The American Market Is Not Easier. It Is Simply Wider
It is important not to fall into the opposite illusion here.
The American market is not a paradise for traders. On the contrary.
Against any participant there work:
— The world’s largest hedge funds
— High-frequency algorithms
— Professional market makers
— Options desk traders
— Institutional analysts with teams of dozens
— News-reading robots
— ETF flows
— Millions of retail participants from around the world
The majority of retail traders still lose money there.
Liquidity does not mean simplicity. A large number of instruments does not mean they are easy to understand. A constant flow of news does not mean there is a clear signal. Volatility does not mean opportunity.
The American market provides more material — but demands better filtering.
It resembles a vast city. More opportunity in it — but also more competition, more noise, more traps and more speed.
A local market may be smaller — but more legible in certain respects. There you can know your companies more deeply, understand local politics, observe the behaviour of major domestic participants.
So the question is not where things are better.
The question is the fit between strategy and environment.
Environment and Talent: What Matters More
One thing must be clearly understood.
A trader’s knowledge does not exist independently of the market.
You can study the perfect strategy. Know risk management. Understand psychology. Keep an impeccable trading journal. Be disciplined and consistent.
But if the strategy requires an environment that does not exist — knowledge alone will not save you.
A trader may fully understand IPO trading. But if his market has almost no quality IPOs — there is nowhere to apply it.
He may understand options flow. But if the options market is illiquid — there are not enough signals.
He may understand sector rotation. But if the sectoral structure is narrow — rotation will be thin.
He may understand short squeezes. But if the short-selling mechanics are restricted — the dynamics will be different.
▶ Skill must meet a suitable environment.
▶ Where the environment exists — skill unfolds.
▶ Where the environment is absent — even a strong trader must adapt, lower expectations or move to a different market.

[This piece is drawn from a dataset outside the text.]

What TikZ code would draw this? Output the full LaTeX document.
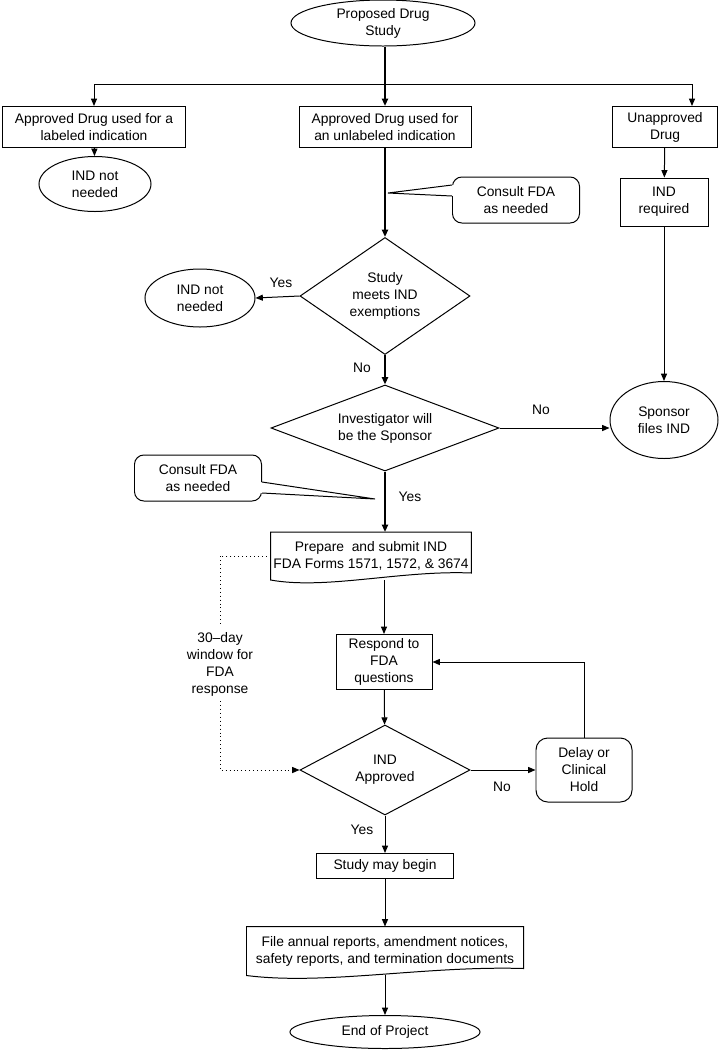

The Conclusion: A Market Is History, Not Just a Chart
The American stock market became unique not because of any single factor.
Not only the dollar.
Not only Nasdaq.
Not only Apple and Nvidia.
Not only options or ETFs.
Not only the Federal Reserve.
Its uniqueness lies in the combination of everything:
✦ The dollar provided the global financial foundation
✦ The major companies provided the scale of narratives
✦ Venture culture provided a constant stream of new stories
✦ IPOs gave the market the ability to renew itself
✦ Options added an additional layer of mechanics
✦ ETFs created the sectoral architecture
✦ Institutional capital provided depth
✦ Regulation and disclosure built trust
✦ Technology provided speed
✦ Globalisation provided worldwide attention
✦ Decades of development bound all of it into one system
This is precisely why the American stock market is not simply a place where securities are traded.
It is an environment in which thousands of trading hypotheses are born every single day.
On another exchange there may be a talented trader. There may be a good strategy. There may be iron discipline. But if the environment itself does not provide sufficient liquidity, instruments, catalysts and capital — the result will be different.
This does not diminish local markets.
It explains their nature.
A market is not just a chart.
A market is history, capital, trust, instruments, participants and time.
The same strategy in the United States can be a working system. On a local exchange it can be a beautiful theory with an insufficient supply of suitable situations.
A strong trader matters.
But the environment determines how many opportunities he will be able to see, test and use.